Comfortable, lived in, and filled with a hodgepodge of human artifacts.
"I'm coming! I'm coming!" She called back at it. The glass surface of the antique mirror was mottled to begin with; now, it was swirling and twisting with all shades of gray and a touch of purple. Really, Max had such an old fashioned approach to communication. The last time in the office she had tried to talk him into getting on the Internet or maybe just a fax machine.
Quilt Scrap #2:
The
screeching howl was ear-shattering, an angry, full-throated note that cleaved
through the air and seemed to hang there for several seconds. Daria cowered
beneath the rocks, unable to move and unable to look.

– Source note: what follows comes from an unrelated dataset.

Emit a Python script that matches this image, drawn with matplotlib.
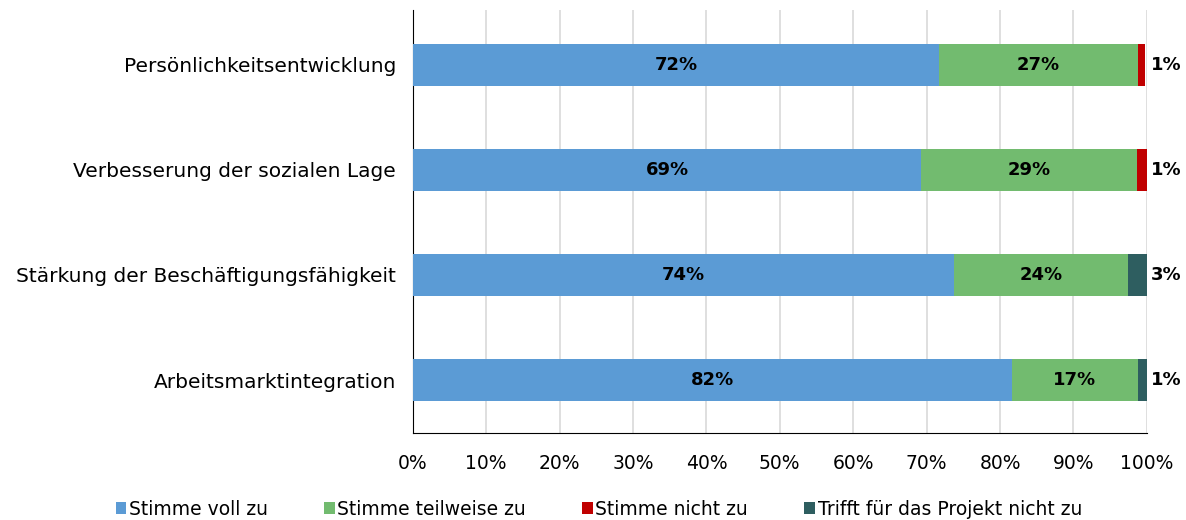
import numpy as np
import matplotlib.pyplot as plt

categories = ['Persönlichkeitsentwicklung', 'Verbesserung der sozialen Lage',
              'Stärkung der Beschäftigungsfähigkeit', 'Arbeitsmarktintegration']
voll = [71.7, 69.3, 73.7, 81.6]
teilweise = [27.1, 29.4, 23.7, 17.2]
nicht = [0.9, 1.3, 0.0, 0.0]
trifft_nicht = [0.0, 0.0, 2.6, 1.2]
series_names = ['Stimme voll zu', 'Stimme teilweise zu', 'Stimme nicht zu',
                'Trifft für das Projekt nicht zu']
colors = ['#5B9BD5', '#72BB6F', '#C00000', '#2E5E60']

plt.rcParams['font.family'] = ['DejaVu Sans']

fig = plt.figure(figsize=(11.86, 5.2), dpi=100)
ax = fig.add_axes([0.348, 0.167, 0.619, 0.814])

y = np.arange(len(categories))[::-1]
data = [voll, teilweise, nicht, trifft_nicht]
left = np.zeros(len(categories))
for vals, name, c in zip(data, series_names, colors):
    ax.barh(y, vals, left=left, height=0.4, color=c, label=name, zorder=3)
    left += np.array(vals)

# labels inside for first two series, last one outside the bar
for i in range(len(categories)):
    ax.text(voll[i] / 2, y[i], f'{round(voll[i])}%', ha='center', va='center',
            fontsize=13, fontweight='bold', color='black', zorder=4)
    ax.text(voll[i] + teilweise[i] / 2, y[i], f'{round(teilweise[i])}%',
            ha='center', va='center', fontsize=13, fontweight='bold', zorder=4)
    last = nicht[i] if nicht[i] > 0 else trifft_nicht[i]
    ax.text(100.6, y[i], f'{round(last)}%', ha='left', va='center',
            fontsize=13, fontweight='bold', zorder=4)

ax.set_xlim(0, 100)
ax.set_ylim(-0.505, 3.52)
ax.set_xticks(np.arange(0, 101, 10))
ax.set_xticklabels([f'{v}%' for v in range(0, 101, 10)], fontsize=13.5)
ax.set_yticks(y)
ax.set_yticklabels(categories, fontsize=14.5)
ax.tick_params(axis='x', length=0, pad=15)
ax.tick_params(axis='y', length=0, pad=12)
ax.grid(axis='x', color='#D9D9D9', linewidth=1.2, zorder=0)
for s in ['top', 'right']:
    ax.spines[s].set_visible(False)
ax.spines['left'].set_color('black')
ax.spines['bottom'].set_color('black')

fig.legend(loc='lower center', ncol=4, bbox_to_anchor=(0.505, -0.03), frameon=False,
           fontsize=13.5, handlelength=0.55, handleheight=0.55, handletextpad=0.15,
           columnspacing=3.0)

fig.savefig('out.png', dpi=100)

Her eardrums rang despite
the hands she clasped over her ears. Above the ringing came another sound. .
.speech. No, not a speech. A word, a single word.
“NO!”
The timbre of the voice was unlike any other. It was almost human with an underlying hiss and vibration that coated her skin with terror. It was a shout. Sheer volume told her that but the words were human.
“NO!”
Daria shouted, a faint echo of the booming voice. She ran out of the cover of
the rocks, slipping a steel-tipped arrow into her bow. Her eyes really didn’t
start to focus until she drew back and sighted along the arrow’s shaft.
Phillipe was no where to be seen but a dark figure loomed on the mountain’s
edge, a winged figure with a tremendous span. Where was the owner of that
voice? She glanced swiftly left and then right. Phillipe’s fallen figure laid
deadly still with a simple dagger next to him. Idiot! Where was Mark?
“NO!”
She shouted again, sighting down the shaft once more. The creature started to
turn. Daria let the arrow loose and had another one ready to fly without even
thinking of it. A sudden gust of wind threw up a cloud of dust and small
gravel. Daria’s vision was cut off as the dust stung her eyes. For a few
seconds there was nothing but darkness shot with only brief spears of light. It
was enough. A pair of large strong hands seized her wrists, striking her bow
from her hands. Daria strained against the thumbs but was only partially
successful as her free hand was immediately grabbed again and her arm twisted
painfully behind her back. There seemed to be a dark wind rushing all around
her.
“Let her
go!” It was Mark’s voice. “You don’t want her! You want us!”
“No! I
want you to suffer as you made her suffer. Men! The Storyteller was right. You are
killers of life and hope. You took mine from me now I will take yours!”